**Data provided**
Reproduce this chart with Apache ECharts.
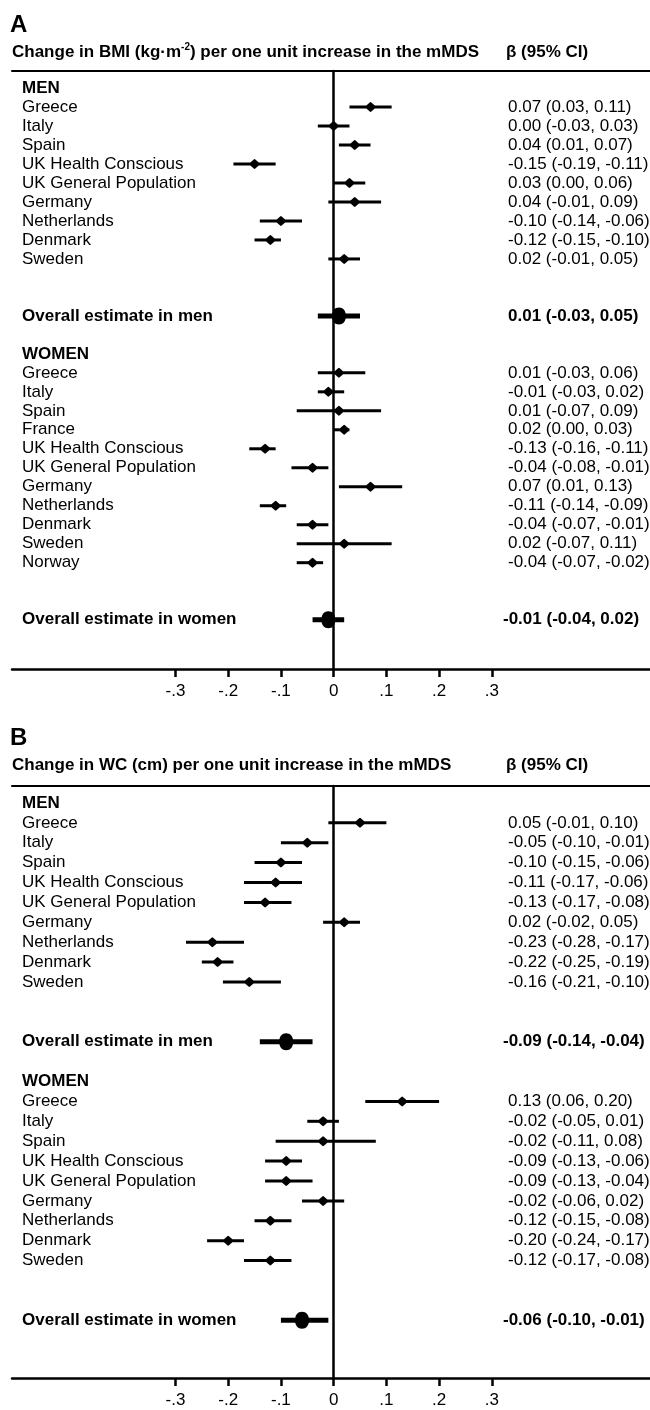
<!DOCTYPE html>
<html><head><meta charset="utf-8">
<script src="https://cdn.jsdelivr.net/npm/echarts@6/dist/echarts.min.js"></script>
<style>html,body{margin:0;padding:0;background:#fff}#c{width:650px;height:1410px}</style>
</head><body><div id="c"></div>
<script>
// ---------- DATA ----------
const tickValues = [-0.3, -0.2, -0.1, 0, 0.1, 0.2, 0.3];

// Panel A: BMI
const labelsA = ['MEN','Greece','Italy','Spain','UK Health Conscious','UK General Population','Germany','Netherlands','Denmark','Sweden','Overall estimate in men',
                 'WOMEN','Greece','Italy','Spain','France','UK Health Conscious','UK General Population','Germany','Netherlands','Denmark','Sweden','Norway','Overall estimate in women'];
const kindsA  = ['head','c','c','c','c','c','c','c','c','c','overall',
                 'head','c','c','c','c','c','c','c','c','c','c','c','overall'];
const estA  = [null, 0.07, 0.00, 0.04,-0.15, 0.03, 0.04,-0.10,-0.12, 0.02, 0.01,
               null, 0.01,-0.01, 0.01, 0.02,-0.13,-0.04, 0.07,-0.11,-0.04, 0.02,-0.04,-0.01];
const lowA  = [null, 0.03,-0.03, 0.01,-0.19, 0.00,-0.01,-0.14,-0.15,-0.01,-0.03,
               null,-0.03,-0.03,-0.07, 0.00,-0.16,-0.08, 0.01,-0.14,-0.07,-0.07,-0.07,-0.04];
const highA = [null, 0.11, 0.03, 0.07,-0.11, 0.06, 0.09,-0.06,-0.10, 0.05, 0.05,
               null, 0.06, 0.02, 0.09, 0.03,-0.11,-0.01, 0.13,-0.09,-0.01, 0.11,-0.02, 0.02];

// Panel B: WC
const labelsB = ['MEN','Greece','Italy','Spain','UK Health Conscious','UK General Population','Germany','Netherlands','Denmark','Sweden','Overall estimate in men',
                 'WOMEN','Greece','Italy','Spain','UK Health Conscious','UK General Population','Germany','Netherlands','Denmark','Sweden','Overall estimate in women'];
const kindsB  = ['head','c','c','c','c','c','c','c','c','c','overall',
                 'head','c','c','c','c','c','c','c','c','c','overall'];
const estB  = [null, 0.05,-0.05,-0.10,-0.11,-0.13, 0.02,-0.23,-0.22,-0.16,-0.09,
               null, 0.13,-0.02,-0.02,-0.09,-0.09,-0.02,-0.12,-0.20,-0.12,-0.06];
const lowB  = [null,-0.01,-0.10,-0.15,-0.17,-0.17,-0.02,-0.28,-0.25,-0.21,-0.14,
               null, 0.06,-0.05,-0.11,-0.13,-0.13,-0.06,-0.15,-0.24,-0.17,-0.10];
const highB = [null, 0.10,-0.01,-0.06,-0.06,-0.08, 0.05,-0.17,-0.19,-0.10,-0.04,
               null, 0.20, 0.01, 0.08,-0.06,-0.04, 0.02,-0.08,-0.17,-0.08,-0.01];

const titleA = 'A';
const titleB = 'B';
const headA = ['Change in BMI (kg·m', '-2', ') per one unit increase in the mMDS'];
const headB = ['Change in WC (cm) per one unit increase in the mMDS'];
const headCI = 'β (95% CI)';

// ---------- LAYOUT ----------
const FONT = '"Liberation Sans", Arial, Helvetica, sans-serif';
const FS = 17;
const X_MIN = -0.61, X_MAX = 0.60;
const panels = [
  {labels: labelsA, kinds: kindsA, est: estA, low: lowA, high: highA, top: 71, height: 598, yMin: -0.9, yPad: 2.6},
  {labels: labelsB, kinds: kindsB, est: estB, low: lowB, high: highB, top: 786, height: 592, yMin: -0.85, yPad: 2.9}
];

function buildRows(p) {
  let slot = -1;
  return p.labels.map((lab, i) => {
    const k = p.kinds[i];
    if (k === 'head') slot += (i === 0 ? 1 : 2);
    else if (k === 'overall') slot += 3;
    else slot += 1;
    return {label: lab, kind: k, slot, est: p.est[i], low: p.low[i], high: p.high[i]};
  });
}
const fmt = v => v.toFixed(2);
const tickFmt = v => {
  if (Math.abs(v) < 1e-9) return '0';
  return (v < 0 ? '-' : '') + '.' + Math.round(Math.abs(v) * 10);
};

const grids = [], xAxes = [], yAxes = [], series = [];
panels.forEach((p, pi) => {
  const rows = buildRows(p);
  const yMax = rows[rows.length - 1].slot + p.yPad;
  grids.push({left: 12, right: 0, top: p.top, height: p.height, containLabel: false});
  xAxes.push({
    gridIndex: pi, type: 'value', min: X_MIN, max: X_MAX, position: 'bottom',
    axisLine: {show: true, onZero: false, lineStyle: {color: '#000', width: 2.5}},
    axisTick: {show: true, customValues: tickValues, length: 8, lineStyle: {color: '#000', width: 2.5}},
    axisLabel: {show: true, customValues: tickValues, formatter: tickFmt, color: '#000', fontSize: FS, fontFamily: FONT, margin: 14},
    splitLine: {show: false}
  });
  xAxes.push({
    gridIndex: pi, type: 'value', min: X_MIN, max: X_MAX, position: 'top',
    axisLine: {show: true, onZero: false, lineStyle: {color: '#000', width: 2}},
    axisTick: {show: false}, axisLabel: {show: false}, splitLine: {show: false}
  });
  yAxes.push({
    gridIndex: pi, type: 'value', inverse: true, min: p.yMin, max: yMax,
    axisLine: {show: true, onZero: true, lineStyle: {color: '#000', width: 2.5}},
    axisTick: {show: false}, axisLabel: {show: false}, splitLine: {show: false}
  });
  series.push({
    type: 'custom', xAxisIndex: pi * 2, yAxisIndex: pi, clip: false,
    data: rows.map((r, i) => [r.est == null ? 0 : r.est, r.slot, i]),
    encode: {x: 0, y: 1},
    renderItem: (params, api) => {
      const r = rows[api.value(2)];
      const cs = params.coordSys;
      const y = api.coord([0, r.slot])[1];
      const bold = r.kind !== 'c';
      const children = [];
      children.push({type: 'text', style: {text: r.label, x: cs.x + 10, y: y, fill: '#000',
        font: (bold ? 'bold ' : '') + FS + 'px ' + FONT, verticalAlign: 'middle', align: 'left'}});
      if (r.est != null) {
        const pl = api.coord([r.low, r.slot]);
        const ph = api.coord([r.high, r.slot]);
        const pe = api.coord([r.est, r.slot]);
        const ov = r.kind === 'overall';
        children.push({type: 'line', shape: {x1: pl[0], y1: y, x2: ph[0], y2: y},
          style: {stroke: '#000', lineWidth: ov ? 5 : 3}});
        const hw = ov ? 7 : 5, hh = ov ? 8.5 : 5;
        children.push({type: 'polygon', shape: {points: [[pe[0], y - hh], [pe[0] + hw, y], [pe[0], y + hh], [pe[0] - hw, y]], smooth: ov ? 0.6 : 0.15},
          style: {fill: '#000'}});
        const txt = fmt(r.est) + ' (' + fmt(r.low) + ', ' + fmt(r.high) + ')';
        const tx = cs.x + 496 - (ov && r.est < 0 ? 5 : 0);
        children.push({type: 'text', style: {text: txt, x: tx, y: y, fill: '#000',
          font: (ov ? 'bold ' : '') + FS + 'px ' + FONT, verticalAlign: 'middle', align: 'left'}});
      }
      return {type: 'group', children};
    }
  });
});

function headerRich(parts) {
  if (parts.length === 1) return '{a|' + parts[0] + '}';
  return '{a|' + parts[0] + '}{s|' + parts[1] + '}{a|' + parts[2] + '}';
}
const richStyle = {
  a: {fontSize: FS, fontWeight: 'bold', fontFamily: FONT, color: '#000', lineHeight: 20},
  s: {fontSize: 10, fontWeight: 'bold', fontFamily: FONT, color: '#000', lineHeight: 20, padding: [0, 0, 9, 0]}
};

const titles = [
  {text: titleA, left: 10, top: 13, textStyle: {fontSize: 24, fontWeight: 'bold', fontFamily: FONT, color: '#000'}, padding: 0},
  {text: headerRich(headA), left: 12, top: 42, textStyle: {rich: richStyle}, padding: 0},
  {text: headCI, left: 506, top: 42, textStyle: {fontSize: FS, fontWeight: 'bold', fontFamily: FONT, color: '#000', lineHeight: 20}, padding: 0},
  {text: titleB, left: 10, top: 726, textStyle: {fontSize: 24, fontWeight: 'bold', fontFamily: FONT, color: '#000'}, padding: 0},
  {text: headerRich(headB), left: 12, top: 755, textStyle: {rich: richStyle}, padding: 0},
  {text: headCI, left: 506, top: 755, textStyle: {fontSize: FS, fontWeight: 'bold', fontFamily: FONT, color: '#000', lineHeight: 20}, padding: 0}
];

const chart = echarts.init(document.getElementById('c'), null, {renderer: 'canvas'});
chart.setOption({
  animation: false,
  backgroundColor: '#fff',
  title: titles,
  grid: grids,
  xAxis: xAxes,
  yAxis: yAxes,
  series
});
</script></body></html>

**What is being asked**
Exactly as they appear, print the lines of the listing above from its first line through the line that contains "const tickValues = [-0.3, -0.2, -0.1, 0, 0.1, 0.2, 0.3];", minus the pictures.

**Task response**
Reproduce this chart with Apache ECharts.
<!DOCTYPE html>
<html><head><meta charset="utf-8">
<script src="https://cdn.jsdelivr.net/npm/echarts@6/dist/echarts.min.js"></script>
<style>html,body{margin:0;padding:0;background:#fff}#c{width:650px;height:1410px}</style>
</head><body><div id="c"></div>
<script>
// ---------- DATA ----------
const tickValues = [-0.3, -0.2, -0.1, 0, 0.1, 0.2, 0.3];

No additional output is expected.